(Source code of charts)
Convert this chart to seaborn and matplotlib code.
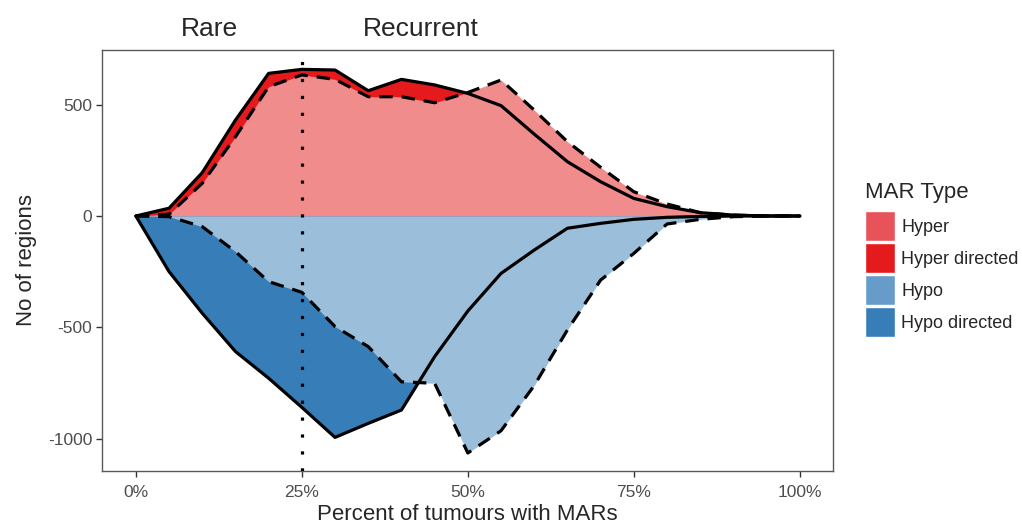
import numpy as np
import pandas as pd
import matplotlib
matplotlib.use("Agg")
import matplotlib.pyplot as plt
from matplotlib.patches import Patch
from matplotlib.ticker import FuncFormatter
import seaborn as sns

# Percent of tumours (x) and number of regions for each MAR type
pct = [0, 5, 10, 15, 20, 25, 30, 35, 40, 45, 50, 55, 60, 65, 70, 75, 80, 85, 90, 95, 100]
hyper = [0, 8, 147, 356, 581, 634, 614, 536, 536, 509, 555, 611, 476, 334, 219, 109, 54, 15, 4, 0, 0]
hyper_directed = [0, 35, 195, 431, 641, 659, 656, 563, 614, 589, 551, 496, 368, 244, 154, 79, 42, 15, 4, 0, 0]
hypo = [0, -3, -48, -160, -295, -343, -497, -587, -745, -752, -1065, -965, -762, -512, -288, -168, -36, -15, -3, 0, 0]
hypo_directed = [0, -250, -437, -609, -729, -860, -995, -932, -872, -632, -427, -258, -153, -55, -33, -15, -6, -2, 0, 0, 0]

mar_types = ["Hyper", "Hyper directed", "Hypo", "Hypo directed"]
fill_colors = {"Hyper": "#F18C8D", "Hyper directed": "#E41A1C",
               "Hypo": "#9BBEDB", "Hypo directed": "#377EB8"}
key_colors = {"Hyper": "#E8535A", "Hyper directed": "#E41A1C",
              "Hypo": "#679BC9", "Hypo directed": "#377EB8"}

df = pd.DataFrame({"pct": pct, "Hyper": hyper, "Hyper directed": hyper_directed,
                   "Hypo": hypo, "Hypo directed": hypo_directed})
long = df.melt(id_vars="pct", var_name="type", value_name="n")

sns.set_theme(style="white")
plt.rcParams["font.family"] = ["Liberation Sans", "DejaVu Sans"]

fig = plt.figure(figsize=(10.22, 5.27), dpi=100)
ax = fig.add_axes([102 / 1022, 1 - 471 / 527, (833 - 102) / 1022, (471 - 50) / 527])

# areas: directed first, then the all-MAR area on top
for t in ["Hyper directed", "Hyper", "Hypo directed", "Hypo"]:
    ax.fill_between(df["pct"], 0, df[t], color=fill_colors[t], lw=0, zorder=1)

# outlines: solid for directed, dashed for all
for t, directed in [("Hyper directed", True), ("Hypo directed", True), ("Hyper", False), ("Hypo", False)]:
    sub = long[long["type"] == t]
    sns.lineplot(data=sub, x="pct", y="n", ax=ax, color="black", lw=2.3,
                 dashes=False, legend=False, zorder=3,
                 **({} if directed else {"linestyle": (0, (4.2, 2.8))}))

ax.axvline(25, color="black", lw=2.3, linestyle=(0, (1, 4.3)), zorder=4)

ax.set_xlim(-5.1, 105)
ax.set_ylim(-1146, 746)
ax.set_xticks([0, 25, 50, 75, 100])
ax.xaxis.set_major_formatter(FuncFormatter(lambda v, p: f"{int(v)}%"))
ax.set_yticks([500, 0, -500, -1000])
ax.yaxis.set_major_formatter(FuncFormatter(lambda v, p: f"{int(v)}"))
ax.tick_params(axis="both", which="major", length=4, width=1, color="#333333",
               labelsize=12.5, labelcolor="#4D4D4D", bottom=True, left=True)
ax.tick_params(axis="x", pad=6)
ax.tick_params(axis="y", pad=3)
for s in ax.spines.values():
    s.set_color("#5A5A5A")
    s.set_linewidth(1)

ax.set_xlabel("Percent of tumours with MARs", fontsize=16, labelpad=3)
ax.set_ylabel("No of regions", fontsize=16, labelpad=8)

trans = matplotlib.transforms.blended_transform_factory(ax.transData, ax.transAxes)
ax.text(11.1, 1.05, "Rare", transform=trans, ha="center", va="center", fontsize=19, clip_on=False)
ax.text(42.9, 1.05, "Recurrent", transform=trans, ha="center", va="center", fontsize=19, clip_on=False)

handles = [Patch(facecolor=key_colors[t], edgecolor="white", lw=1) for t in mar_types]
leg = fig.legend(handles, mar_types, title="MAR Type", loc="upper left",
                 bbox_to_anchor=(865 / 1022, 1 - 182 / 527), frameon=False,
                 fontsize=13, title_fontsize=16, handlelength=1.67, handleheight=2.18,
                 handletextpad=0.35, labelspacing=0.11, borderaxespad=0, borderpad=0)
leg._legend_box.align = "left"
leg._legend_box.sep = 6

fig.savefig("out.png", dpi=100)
---
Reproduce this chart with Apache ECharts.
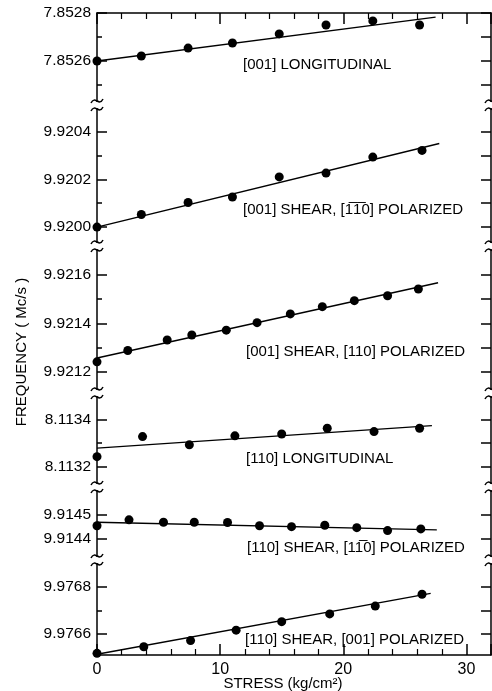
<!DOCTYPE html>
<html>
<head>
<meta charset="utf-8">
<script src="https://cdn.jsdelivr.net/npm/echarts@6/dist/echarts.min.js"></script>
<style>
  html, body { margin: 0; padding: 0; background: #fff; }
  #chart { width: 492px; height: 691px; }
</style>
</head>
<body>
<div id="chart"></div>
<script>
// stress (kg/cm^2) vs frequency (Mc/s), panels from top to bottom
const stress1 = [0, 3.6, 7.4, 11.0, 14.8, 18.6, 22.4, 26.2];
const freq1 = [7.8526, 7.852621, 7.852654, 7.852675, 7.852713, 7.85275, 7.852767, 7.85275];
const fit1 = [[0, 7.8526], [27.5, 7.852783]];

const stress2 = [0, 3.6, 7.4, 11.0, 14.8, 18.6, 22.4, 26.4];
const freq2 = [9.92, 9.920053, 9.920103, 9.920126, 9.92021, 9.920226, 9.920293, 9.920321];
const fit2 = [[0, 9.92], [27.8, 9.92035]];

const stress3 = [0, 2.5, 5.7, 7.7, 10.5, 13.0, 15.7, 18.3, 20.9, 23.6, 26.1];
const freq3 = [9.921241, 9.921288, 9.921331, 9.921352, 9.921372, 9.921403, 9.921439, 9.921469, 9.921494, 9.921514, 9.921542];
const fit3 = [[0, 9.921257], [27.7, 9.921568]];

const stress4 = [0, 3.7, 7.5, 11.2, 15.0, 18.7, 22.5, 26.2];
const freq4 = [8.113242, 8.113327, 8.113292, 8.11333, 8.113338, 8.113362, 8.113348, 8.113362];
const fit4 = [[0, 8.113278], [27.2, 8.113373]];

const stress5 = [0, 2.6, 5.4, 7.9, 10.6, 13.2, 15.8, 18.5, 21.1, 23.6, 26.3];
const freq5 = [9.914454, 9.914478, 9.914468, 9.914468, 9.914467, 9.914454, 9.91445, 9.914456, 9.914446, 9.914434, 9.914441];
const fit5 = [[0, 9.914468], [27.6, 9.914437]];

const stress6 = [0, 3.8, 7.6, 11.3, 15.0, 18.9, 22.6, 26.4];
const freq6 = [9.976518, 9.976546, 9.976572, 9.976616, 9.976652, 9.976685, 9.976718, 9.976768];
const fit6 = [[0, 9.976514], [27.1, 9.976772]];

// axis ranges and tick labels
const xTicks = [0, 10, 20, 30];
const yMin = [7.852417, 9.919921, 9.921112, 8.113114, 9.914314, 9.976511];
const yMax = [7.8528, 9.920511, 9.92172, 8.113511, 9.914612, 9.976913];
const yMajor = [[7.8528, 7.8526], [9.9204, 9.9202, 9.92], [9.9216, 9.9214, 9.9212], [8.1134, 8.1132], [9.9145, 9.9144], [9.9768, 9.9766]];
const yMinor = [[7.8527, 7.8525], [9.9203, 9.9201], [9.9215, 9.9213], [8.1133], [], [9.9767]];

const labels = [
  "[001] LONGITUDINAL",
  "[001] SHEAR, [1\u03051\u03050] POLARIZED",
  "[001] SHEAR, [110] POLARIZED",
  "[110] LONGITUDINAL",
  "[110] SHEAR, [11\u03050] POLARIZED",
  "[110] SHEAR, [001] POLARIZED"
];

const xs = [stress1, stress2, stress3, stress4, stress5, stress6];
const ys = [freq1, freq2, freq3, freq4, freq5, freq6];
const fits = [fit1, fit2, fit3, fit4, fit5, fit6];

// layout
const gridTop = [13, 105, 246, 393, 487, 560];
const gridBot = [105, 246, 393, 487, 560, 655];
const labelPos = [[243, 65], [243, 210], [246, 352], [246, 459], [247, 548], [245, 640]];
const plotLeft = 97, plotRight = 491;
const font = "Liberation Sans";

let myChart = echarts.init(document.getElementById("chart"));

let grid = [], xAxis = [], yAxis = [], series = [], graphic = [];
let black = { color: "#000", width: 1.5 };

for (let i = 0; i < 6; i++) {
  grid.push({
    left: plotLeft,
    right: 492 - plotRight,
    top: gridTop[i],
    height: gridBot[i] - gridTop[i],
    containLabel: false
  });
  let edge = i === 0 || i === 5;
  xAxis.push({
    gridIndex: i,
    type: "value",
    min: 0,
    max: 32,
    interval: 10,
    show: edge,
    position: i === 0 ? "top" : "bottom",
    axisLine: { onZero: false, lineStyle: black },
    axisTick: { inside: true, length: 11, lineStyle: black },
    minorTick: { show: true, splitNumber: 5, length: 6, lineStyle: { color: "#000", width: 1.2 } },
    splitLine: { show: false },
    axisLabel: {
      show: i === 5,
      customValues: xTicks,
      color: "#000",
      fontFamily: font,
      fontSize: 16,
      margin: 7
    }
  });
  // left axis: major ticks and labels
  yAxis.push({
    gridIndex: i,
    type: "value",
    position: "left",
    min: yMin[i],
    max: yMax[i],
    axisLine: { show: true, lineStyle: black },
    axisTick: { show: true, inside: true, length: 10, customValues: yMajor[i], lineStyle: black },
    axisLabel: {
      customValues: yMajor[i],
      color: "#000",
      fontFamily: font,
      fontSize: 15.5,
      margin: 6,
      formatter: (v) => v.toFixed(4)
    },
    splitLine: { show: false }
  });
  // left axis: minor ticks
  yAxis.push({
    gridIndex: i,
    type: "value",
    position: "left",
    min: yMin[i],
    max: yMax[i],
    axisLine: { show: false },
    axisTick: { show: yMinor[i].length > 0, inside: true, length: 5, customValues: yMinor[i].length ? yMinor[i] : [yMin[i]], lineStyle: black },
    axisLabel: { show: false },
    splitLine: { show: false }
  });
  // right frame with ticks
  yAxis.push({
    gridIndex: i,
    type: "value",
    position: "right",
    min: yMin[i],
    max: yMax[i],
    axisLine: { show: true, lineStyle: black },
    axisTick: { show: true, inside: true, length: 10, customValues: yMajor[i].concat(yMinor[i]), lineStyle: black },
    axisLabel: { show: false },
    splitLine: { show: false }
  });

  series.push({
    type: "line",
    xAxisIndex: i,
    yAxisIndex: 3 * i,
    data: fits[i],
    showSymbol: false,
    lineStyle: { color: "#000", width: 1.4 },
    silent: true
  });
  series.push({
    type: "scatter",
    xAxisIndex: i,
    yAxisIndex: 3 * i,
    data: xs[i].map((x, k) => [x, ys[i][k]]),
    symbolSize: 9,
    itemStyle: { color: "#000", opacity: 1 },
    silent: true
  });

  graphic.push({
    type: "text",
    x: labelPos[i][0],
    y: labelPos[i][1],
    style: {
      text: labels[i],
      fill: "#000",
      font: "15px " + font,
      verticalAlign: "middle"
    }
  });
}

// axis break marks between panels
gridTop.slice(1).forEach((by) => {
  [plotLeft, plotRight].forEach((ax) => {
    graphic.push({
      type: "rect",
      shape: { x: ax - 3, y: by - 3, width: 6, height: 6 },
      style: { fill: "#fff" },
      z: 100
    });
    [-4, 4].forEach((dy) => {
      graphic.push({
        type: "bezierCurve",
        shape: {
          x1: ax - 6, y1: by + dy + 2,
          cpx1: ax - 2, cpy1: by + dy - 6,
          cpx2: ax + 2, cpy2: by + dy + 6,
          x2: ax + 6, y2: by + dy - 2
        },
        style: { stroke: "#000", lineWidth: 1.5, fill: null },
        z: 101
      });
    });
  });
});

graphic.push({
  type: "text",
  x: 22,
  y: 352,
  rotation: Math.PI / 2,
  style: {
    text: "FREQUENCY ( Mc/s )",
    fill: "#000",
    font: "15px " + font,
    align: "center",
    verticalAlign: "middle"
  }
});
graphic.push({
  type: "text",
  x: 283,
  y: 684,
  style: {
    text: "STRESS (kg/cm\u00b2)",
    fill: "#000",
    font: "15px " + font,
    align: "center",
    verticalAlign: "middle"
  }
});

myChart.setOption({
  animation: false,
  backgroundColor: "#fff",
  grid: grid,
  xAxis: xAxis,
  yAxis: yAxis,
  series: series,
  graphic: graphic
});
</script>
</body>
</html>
...
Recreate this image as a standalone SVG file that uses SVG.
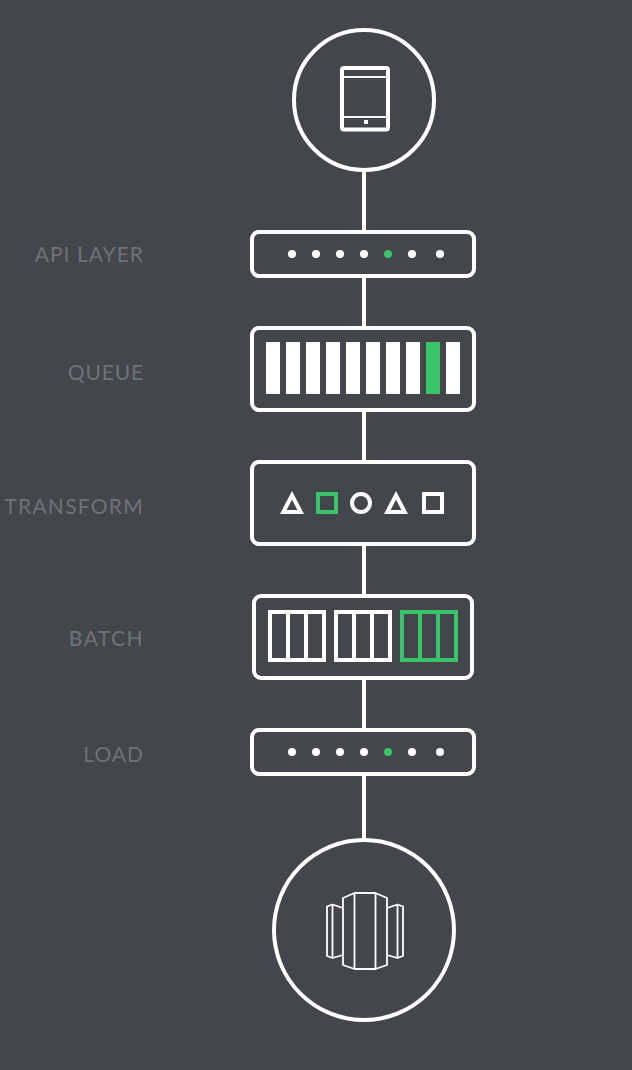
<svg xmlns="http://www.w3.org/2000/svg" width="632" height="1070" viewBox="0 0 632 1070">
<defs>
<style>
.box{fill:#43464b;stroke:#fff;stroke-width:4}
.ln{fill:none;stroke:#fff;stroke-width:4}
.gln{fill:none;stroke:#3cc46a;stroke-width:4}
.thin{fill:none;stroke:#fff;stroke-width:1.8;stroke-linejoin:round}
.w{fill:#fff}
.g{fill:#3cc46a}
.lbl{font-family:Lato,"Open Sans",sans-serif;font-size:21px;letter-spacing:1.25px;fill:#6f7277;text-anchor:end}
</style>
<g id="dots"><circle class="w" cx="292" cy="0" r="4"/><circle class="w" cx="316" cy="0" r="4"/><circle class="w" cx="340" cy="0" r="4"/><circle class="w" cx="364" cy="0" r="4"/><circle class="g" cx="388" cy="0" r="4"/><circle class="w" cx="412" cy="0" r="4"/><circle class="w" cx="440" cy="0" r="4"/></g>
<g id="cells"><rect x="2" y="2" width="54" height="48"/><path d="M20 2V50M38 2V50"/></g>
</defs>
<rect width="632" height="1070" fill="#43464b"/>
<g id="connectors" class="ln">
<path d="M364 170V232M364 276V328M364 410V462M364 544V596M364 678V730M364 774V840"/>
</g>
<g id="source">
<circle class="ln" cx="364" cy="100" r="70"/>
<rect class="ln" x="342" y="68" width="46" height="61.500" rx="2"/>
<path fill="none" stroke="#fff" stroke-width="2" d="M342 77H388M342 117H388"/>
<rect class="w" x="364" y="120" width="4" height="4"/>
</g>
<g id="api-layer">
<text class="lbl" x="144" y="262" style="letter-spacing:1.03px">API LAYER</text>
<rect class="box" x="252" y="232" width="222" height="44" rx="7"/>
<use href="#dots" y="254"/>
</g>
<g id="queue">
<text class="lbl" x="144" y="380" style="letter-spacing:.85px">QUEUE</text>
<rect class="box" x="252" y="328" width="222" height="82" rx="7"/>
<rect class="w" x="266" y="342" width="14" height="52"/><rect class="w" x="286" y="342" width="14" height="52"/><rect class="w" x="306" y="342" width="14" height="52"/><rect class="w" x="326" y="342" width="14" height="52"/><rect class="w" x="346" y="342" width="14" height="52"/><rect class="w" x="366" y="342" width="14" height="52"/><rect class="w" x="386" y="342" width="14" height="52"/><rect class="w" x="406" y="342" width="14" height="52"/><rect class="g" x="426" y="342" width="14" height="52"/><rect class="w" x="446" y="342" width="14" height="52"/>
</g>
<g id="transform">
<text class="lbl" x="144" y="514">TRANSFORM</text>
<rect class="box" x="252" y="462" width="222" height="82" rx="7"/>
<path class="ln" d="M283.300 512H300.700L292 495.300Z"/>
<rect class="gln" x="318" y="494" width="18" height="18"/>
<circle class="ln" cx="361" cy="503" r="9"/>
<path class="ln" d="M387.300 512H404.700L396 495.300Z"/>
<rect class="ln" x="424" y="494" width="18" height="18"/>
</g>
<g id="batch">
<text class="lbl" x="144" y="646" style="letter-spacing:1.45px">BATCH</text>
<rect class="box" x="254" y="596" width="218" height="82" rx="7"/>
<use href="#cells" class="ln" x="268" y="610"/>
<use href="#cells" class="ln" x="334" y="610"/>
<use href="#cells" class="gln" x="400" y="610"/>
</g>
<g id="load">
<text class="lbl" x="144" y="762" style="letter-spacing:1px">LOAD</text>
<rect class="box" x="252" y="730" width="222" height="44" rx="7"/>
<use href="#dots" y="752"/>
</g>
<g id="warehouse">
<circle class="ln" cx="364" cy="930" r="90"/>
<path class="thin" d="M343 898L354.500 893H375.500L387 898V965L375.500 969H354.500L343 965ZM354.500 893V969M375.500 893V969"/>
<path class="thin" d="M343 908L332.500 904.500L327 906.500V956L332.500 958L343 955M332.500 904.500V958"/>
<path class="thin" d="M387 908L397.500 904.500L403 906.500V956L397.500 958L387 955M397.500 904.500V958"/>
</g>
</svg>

● Short problem
Between the line with "Convert this chart" and the line with "import seaborn as sns", ends included, lies the span to copy exactly; copy nothing else and leave out the pictures.

● Solved problem
Convert this chart to seaborn and matplotlib code.
import numpy as np
import pandas as pd
import matplotlib
matplotlib.use("Agg")
import matplotlib.pyplot as plt
from matplotlib.patches import Patch
from matplotlib.ticker import FuncFormatter
import seaborn as sns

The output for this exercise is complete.